The specter of the Dixie Chicks, who created a crisis in their career almost two decades ago when they criticized the Iraq War and President George W. Bush, still looms large in music business mythology.
Peter La Chapelle, a Nevada State College professor and the author of “I’d Fight the World — A Political History of Old-Time, Hillbilly and Country Music,” said that he did not expect Isbell’s situation to be in any way analogous to the Dixie Chicks, now known as The Chicks.
“If anything, it might improve his album sales. It could maybe hurt him getting airplay on mainstream country stations, but I don’t know by how much,” he said.
He added that through the history of country music, there has been “the more dominant [conservative] side of it, but that doesn’t mean there aren’t individuals who can come along and poke holes in the more dominant ideologies.”
Robert Oermann, the author of nine books about country music, including as co-author to Dolly Parton on last year’s “Songteller,” said that from anecdotal evidence it was “shocking” to him how many artists themselves remained unvaccinated.
But he cited the example of Parton — who contributed $1 million to the development of a COVID-19 vaccine — to caution against oversimplifying the situation.
“Country artists and their fans are not monoliths,” he said. “She has been on the side of the angels.”
The nightmare scenario for musicians and music industry figures of all genres is another shutdown.

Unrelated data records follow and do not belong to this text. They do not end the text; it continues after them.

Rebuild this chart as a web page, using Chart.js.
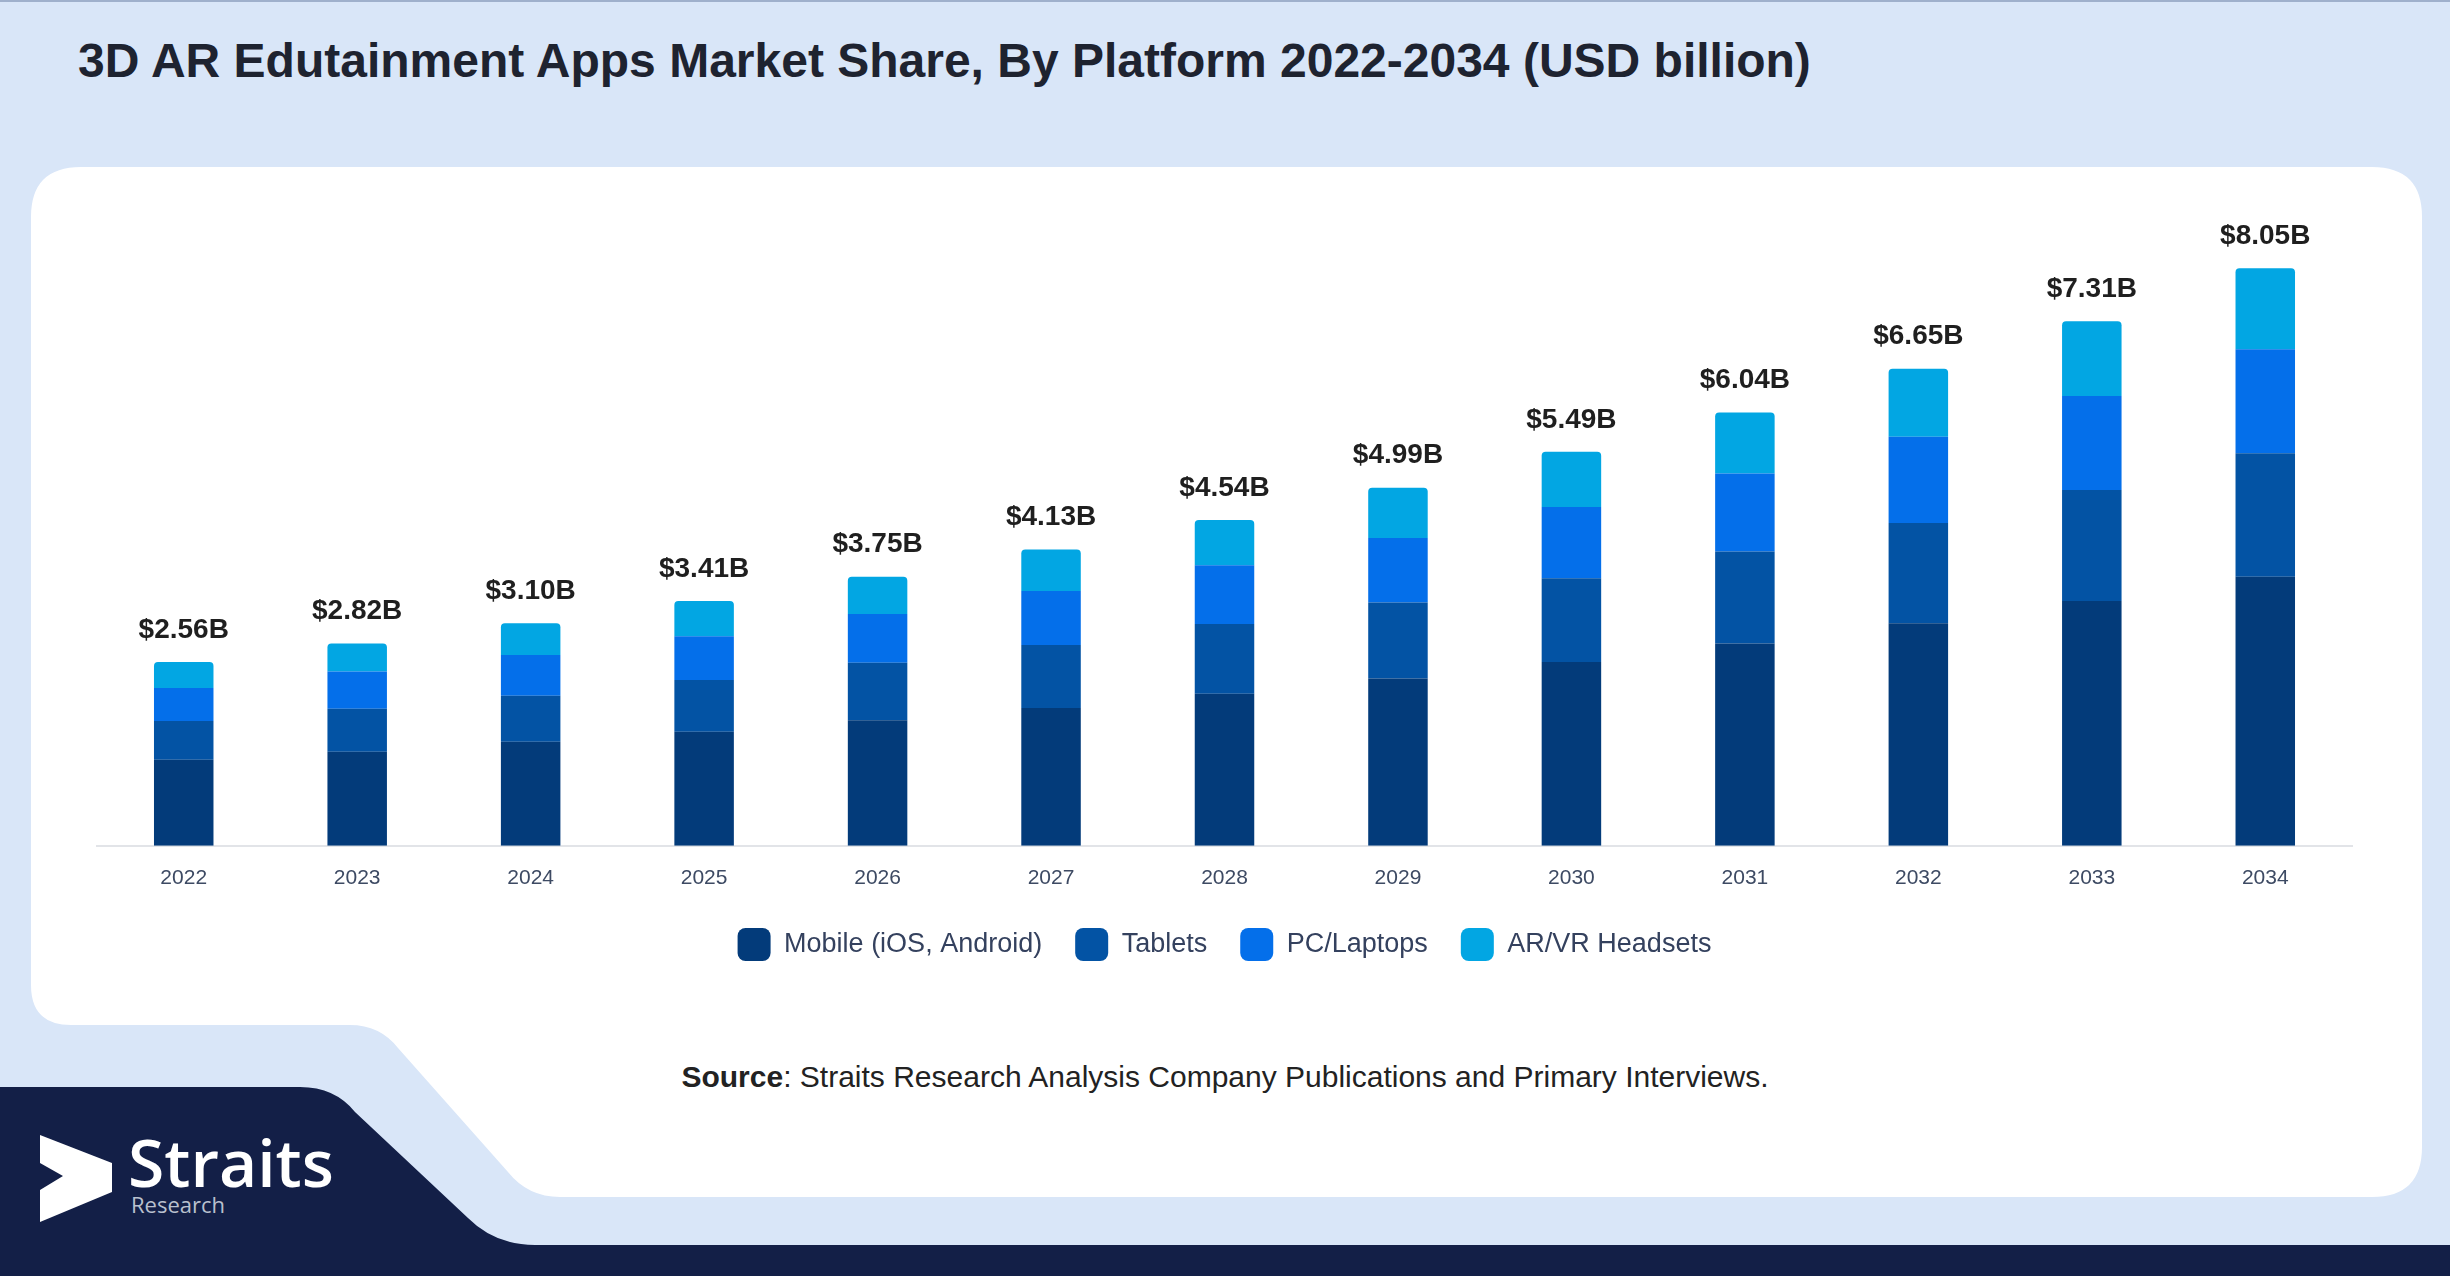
<!DOCTYPE html>
<html>
<head>
<meta charset="utf-8">
<title>3D AR Edutainment Apps Market Share</title>
<script src="https://cdn.jsdelivr.net/npm/chart.js"></script>
<style>
  html, body { margin: 0; padding: 0; }
  body {
    width: 2450px; height: 1276px; overflow: hidden; position: relative;
    background: #d9e6f8; font-family: "Liberation Sans", Arial, sans-serif;
  }
  #bg { position: absolute; left: 0; top: 0; }
  .title {
    position: absolute; left: 78px; top: 33px; margin: 0;
    font-size: 48px; font-weight: bold; color: #1e2330; white-space: nowrap;
  }
  #chart-box { position: absolute; left: 60px; top: 170px; width: 2330px; height: 830px; }
  .source {
    position: absolute; left: 0; width: 2450px; top: 1060px; text-align: center;
    font-size: 30px; color: #222; white-space: nowrap;
  }
</style>
</head>
<body>
<svg id="bg" width="2450" height="1276" viewBox="0 0 2450 1276">
  <rect x="0" y="0" width="2450" height="2" fill="#9fb0cc"/>
  <!-- white card with cut-out lower left -->
  <path fill="#ffffff" d="M31,217 Q31,167 81,167 H2372 Q2422,167 2422,217 V1147 Q2422,1197 2372,1197 H560
    Q528,1197 508,1172 L398,1048 Q380,1025 350,1025 H71 Q31,1025 31,985 Z"/>
  <!-- navy band -->
  <path fill="#131f47" d="M0,1087 H300 Q335,1087 355,1112 L468,1218 Q495,1245 535,1245 H2450 V1276 H0 Z"/>
  <!-- logo -->
  <polygon fill="#ffffff" points="40,1135 112,1163 112,1192 40,1222 40,1190 63,1176 40,1163"/>
  <text x="128" y="1187" fill="#ffffff" font-family="Open Sans" font-weight="600" font-size="66">Straits</text>
  <text x="131" y="1213" fill="#b9c0ce" font-family="Open Sans" font-size="22">Research</text>
</svg>

<h1 class="title">3D AR Edutainment Apps Market Share, By Platform 2022-2034 (USD billion)</h1>

<div id="chart-box"><canvas id="chart"></canvas></div>

<div class="source"><b>Source</b>: Straits Research Analysis Company Publications and Primary Interviews.</div>

<script>
const years = ['2022', '2023', '2024', '2025', '2026', '2027', '2028', '2029', '2030', '2031', '2032', '2033', '2034'];
const totals = [2.56, 2.82, 3.10, 3.41, 3.75, 4.13, 4.54, 4.99, 5.49, 6.04, 6.65, 7.31, 8.05];
const mobile = [1.20, 1.31, 1.45, 1.59, 1.75, 1.92, 2.12, 2.33, 2.56, 2.82, 3.10, 3.41, 3.75];
const tablets = [0.54, 0.60, 0.64, 0.72, 0.80, 0.88, 0.97, 1.06, 1.17, 1.28, 1.40, 1.55, 1.72];
const pcLaptops = [0.46, 0.52, 0.57, 0.61, 0.68, 0.75, 0.82, 0.90, 0.99, 1.09, 1.20, 1.31, 1.45];
const arvrHeadsets = [0.36, 0.39, 0.44, 0.49, 0.52, 0.58, 0.63, 0.70, 0.77, 0.85, 0.95, 1.04, 1.13];

Chart.defaults.font.family = '"Liberation Sans", Arial, sans-serif';

// total value printed above each stack
const totalLabels = {
  id: 'totalLabels',
  afterDatasetsDraw(chart) {
    const { ctx } = chart;
    const meta = chart.getDatasetMeta(chart.data.datasets.length - 1);
    ctx.save();
    ctx.font = 'bold 28px "Liberation Sans", Arial, sans-serif';
    ctx.fillStyle = '#1f1f1f';
    ctx.textAlign = 'center';
    ctx.textBaseline = 'bottom';
    meta.data.forEach((bar, i) => {
      ctx.fillText('$' + totals[i].toFixed(2) + 'B', bar.x, bar.y - 18);
    });
    ctx.restore();
  },
};

const config = {
  type: 'bar',
  data: {
    labels: years,
    datasets: [
      { label: 'Mobile (iOS, Android)', data: mobile, backgroundColor: '#033b7a' },
      { label: 'Tablets', data: tablets, backgroundColor: '#0353a4' },
      { label: 'PC/Laptops', data: pcLaptops, backgroundColor: '#046fea' },
      { label: 'AR/VR Headsets', data: arvrHeadsets, backgroundColor: '#02a6e3' },
    ],
  },
  options: {
    responsive: true,
    maintainAspectRatio: false,
    animation: false,
    layout: { padding: { left: 37, right: 38, top: 30, bottom: 29 } },
    datasets: {
      bar: { barPercentage: 0.343, categoryPercentage: 1.0, borderRadius: 4 },
    },
    scales: {
      x: {
        stacked: true,
        grid: { display: false, drawTicks: false },
        border: { display: true, color: '#e2e4e8', width: 2 },
        ticks: { padding: 20, color: '#3d4a63', font: { size: 21 } },
        // pull the legend a little closer to the year labels
        afterFit: (scale) => {
          scale.height -= 16;
        },
      },
      y: {
        stacked: true,
        display: false,
        min: 0,
        max: 9,
      },
    },
    plugins: {
      legend: {
        position: 'bottom',
        labels: {
          boxWidth: 33,
          boxHeight: 33,
          useBorderRadius: true,
          borderRadius: 8,
          padding: 33,
          color: '#34415e',
          font: { size: 27 },
        },
      },
      tooltip: { enabled: false },
    },
  },
  plugins: [totalLabels],
};

new Chart(document.getElementById('chart'), config);
</script>
</body>
</html>
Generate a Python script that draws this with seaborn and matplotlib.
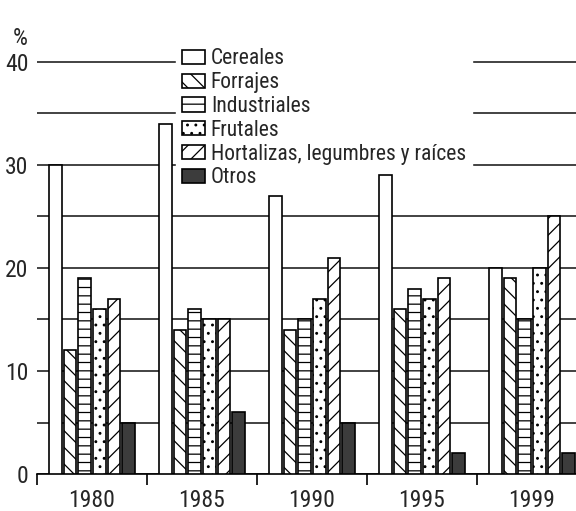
import matplotlib
matplotlib.use('Agg')
import matplotlib.pyplot as plt
from matplotlib.ticker import FixedLocator, MultipleLocator
import pandas as pd
import seaborn as sns

years = ['1980', '1985', '1990', '1995', '1999']
crops = ['Cereales', 'Forrajes', 'Industriales', 'Frutales',
         'Hortalizas, legumbres y raíces', 'Otros']
cereales = [30, 34, 27, 29, 20]
forrajes = [12, 14, 14, 16, 19]
industriales = [19, 16, 15, 18, 15]
frutales = [16, 15, 17, 17, 20]
hortalizas = [17, 15, 21, 19, 25]
otros = [5, 6, 5, 2, 2]

values = [cereales, forrajes, industriales, frutales, hortalizas, otros]
rows = []
for crop, vals in zip(crops, values):
    for yr, v in zip(years, vals):
        rows.append({'year': yr, 'crop': crop, 'pct': v})
df = pd.DataFrame(rows)

sns.set_style('white')
plt.rcParams['font.family'] = ['Roboto Condensed', 'Liberation Sans Narrow',
                               'Liberation Sans', 'DejaVu Sans']
plt.rcParams['hatch.linewidth'] = 0.9

fig = plt.figure(figsize=(5.76, 5.11), dpi=100)
# axes run past the right edge, as in the original
ax = fig.add_axes([37 / 576, 37 / 511, 550 / 576, 422.3 / 511])

palette = {c: 'white' for c in crops}
palette['Otros'] = '#3c3c3c'
sns.barplot(data=df, x='year', y='pct', hue='crop', hue_order=crops,
            palette=palette, edgecolor='black', linewidth=1.2,
            gap=0.12, legend=False, ax=ax, zorder=3)

hatches = ['', '\\\\', '--', '..', '//', '']
for cont, h in zip(ax.containers, hatches):
    for p in cont:
        p.set_hatch(h)

ax.set_ylim(0, 41)
ax.set_xlim(-0.5, 4.5)
ax.yaxis.set_major_locator(FixedLocator([0, 10, 20, 30, 40]))
ax.yaxis.set_minor_locator(MultipleLocator(5))
ax.grid(axis='y', which='both', color='#222222', linewidth=1.2, zorder=0)
ax.set_axisbelow(True)

ax.xaxis.set_minor_locator(FixedLocator([-0.5, 0.5, 1.5, 2.5, 3.5]))
ax.tick_params(axis='x', which='major', length=0, pad=11, labelsize=17)
ax.tick_params(axis='x', which='minor', length=8, width=1.2, direction='out',
               color='black', bottom=True)
ax.tick_params(axis='y', which='both', length=0, pad=6, labelsize=17)

for s in ['top', 'right', 'left']:
    ax.spines[s].set_visible(False)
ax.spines['bottom'].set_color('black')
ax.spines['bottom'].set_linewidth(1.2)
ax.set_xlabel('')
ax.set_ylabel('')

leg = ax.legend(ax.containers, crops, loc='upper left',
                bbox_to_anchor=(176 / 576, 1 - 42 / 511),
                bbox_transform=fig.transFigure, frameon=True,
                fontsize=15.5, handlelength=1.07, handleheight=0.65,
                handletextpad=0.25, labelspacing=0.13, borderpad=0.3,
                borderaxespad=0)
leg.get_frame().set_facecolor('white')
leg.get_frame().set_edgecolor('white')
leg.get_frame().set_alpha(1)
# bars stay on top of the legend box
leg.set_zorder(2.5)

fig.text(20 / 576, 1 - 45 / 511, '%', fontsize=17, ha='center', va='baseline')

fig.savefig('out.png', dpi=100)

For now, demand is strong. Concert tickets are being snapped up by fans desperate for the communal, emotional experience that live music provides.
Artists and industry figures alike know how special that can be — and, right now, how fragile it feels. So too do fans.
Cornel West lamented “the overwhelming atmosphere of catastrophe” that has afflicted the nation during the pandemic, giving rise to “isolation and alienation.”
But, he added: “Music has always been a fundamental human response to overwhelming catastrophe. It’s how we wrestle with our grief, how we wrestle with our mourning — and how we celebrate both our individuality and our sense of community.”
The Memo is a reported column by Niall Stanage.